Borgmann relata que a implantação dos biodigestores é toda custeada pela empresa canadense, que, em contrapartida, tem o direito de comercializar os créditos de carbono no mercado internacional, repassando 10% dos valores obtidos para os produtores. O presidente diz que através da iniciativa foi solucionado o principal problema dos criadores que era dar uma destinação aos dejetos do suínos, reduzindo o impacto ambiental e transformando uma atividade poluidora em uma produção sustentável.

"Inicialmente a maior parte do gás era simplesmente queimada, mas com o passar do tempo os produtores perceberam que era um desperdício. Modificaram os motores elétricos usados nas propriedades e passaram a utilizar o gás como fonte de energia. Algumas propriedades se tornaram autossuficientes em energia elétrica. A própria Cooasgo, que antes tinha um gasto de R$ 30 mil com energia, hoje gera toda a energia que consome", ressalta.

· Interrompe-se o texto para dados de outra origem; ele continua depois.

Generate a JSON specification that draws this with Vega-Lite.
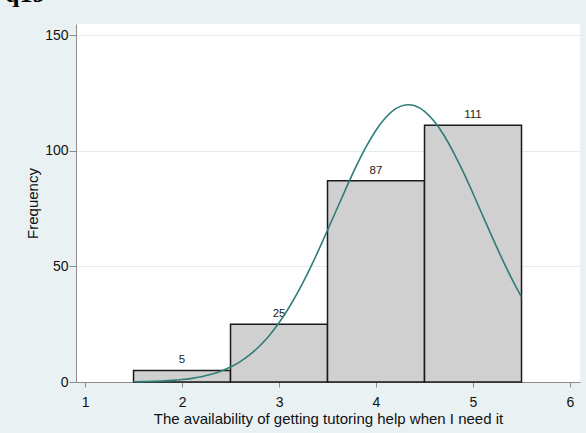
{
  "$schema": "https://vega.github.io/schema/vega-lite/v6.json",
  "autosize": {"type": "none"},
  "width": 504,
  "height": 358,
  "padding": {"left": 76, "top": 24, "right": 6, "bottom": 51},
  "background": "#e9f1f3",
  "title": {
    "text": "q19",
    "anchor": "start",
    "frame": "group",
    "orient": "top",
    "baseline": "alphabetic",
    "offset": 2,
    "dx": -71,
    "dy": 6,
    "font": "Liberation Serif",
    "fontWeight": "bold",
    "fontSize": 26,
    "color": "#000000"
  },
  "config": {
    "view": {"fill": "#ffffff", "stroke": null},
    "axis": {
      "labelFont": "Liberation Sans",
      "titleFont": "Liberation Sans",
      "labelColor": "#111111",
      "titleColor": "#111111",
      "titleFontWeight": "normal",
      "domainColor": "#8c8c8c",
      "tickColor": "#8c8c8c"
    }
  },
  "datasets": {
    "bins": [
      {"value": 2, "bin_start": 1.5, "bin_end": 2.5, "count": 5},
      {"value": 3, "bin_start": 2.5, "bin_end": 3.5, "count": 25},
      {"value": 4, "bin_start": 3.5, "bin_end": 4.5, "count": 87},
      {"value": 5, "bin_start": 4.5, "bin_end": 5.5, "count": 111}
    ],
    "curve": [
      {"x": 1.5, "y": 0.11}, {"x": 1.6, "y": 0.18}, {"x": 1.7, "y": 0.29}, {"x": 1.8, "y": 0.46},
      {"x": 1.9, "y": 0.70}, {"x": 2.0, "y": 1.06}, {"x": 2.1, "y": 1.58}, {"x": 2.2, "y": 2.30},
      {"x": 2.3, "y": 3.31}, {"x": 2.4, "y": 4.67}, {"x": 2.5, "y": 6.47}, {"x": 2.6, "y": 8.82},
      {"x": 2.7, "y": 11.82}, {"x": 2.8, "y": 15.56}, {"x": 2.9, "y": 20.13}, {"x": 3.0, "y": 25.60},
      {"x": 3.1, "y": 31.99}, {"x": 3.2, "y": 39.29}, {"x": 3.3, "y": 47.43}, {"x": 3.4, "y": 56.27},
      {"x": 3.5, "y": 65.60}, {"x": 3.6, "y": 75.15}, {"x": 3.7, "y": 84.62}, {"x": 3.8, "y": 93.65},
      {"x": 3.9, "y": 101.86}, {"x": 4.0, "y": 108.87}, {"x": 4.1, "y": 114.36}, {"x": 4.2, "y": 118.07},
      {"x": 4.3, "y": 119.78}, {"x": 4.4, "y": 119.44}, {"x": 4.5, "y": 117.04}, {"x": 4.6, "y": 112.72},
      {"x": 4.7, "y": 106.69}, {"x": 4.8, "y": 99.23}, {"x": 4.9, "y": 90.72}, {"x": 5.0, "y": 81.51},
      {"x": 5.1, "y": 71.96}, {"x": 5.2, "y": 62.43}, {"x": 5.3, "y": 53.25}, {"x": 5.4, "y": 44.63},
      {"x": 5.5, "y": 36.76}
    ]
  },
  "layer": [
    {
      "data": {"name": "bins"},
      "mark": {"type": "rect", "fill": "#d0d0d0", "stroke": "#1a1a1a", "strokeWidth": 1.5},
      "encoding": {
        "x": {
          "field": "bin_start", "type": "quantitative",
          "scale": {"domain": [0.907, 6.103], "nice": false, "zero": false},
          "axis": {
            "values": [1, 2, 3, 4, 5, 6],
            "format": "d",
            "title": "The availability of getting tutoring help when I need it",
            "grid": false,
            "tickSize": 5,
            "labelPadding": 8,
            "labelFontSize": 14,
            "titleFontSize": 15,
            "titlePadding": 2,
            "labelFlush": false
          }
        },
        "x2": {"field": "bin_end"},
        "y": {
          "field": "count", "type": "quantitative",
          "scale": {"domain": [0, 154.8], "nice": false},
          "axis": {
            "values": [0, 50, 100, 150],
            "format": "d",
            "title": "Frequency",
            "grid": true,
            "gridColor": "#e3edf0",
            "tickSize": 7,
            "labelPadding": 1,
            "labelFontSize": 14,
            "titleFontSize": 15,
            "titlePadding": 4,
            "labelFlush": false
          }
        },
        "y2": {"datum": 0}
      }
    },
    {
      "data": {"name": "bins"},
      "mark": {"type": "text", "baseline": "alphabetic", "dy": -7, "fontSize": 11.5, "font": "Liberation Sans", "color": "#222222"},
      "encoding": {
        "x": {"field": "value", "type": "quantitative"},
        "y": {"field": "count", "type": "quantitative"},
        "text": {"field": "count", "type": "quantitative"}
      }
    },
    {
      "data": {"name": "curve"},
      "mark": {"type": "line", "color": "#2f7d78", "strokeWidth": 1.6, "interpolate": "natural"},
      "encoding": {
        "x": {"field": "x", "type": "quantitative"},
        "y": {"field": "y", "type": "quantitative"}
      }
    }
  ]
}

O presidente diz que atualmente a atividade responde por cerca de 40% da arrecadação de impostos do município. "Temos 193 funcionários nas granjas e 1.270 no frigorífico que faz o abate dos animais. Em uma cidade de 22 mil habitantes esse é um número bem expressivo. Até 2015 pretendemos ampliar o número de abates diários, que hoje está na casa dos 2,2 mil para 3 mil suínos o que vai fazer com 2,5 mil pessoas sejam empregadas diretamente pelo sistema, que vai aumentar para 50% sua participação na arrecadação de tributos", conclui.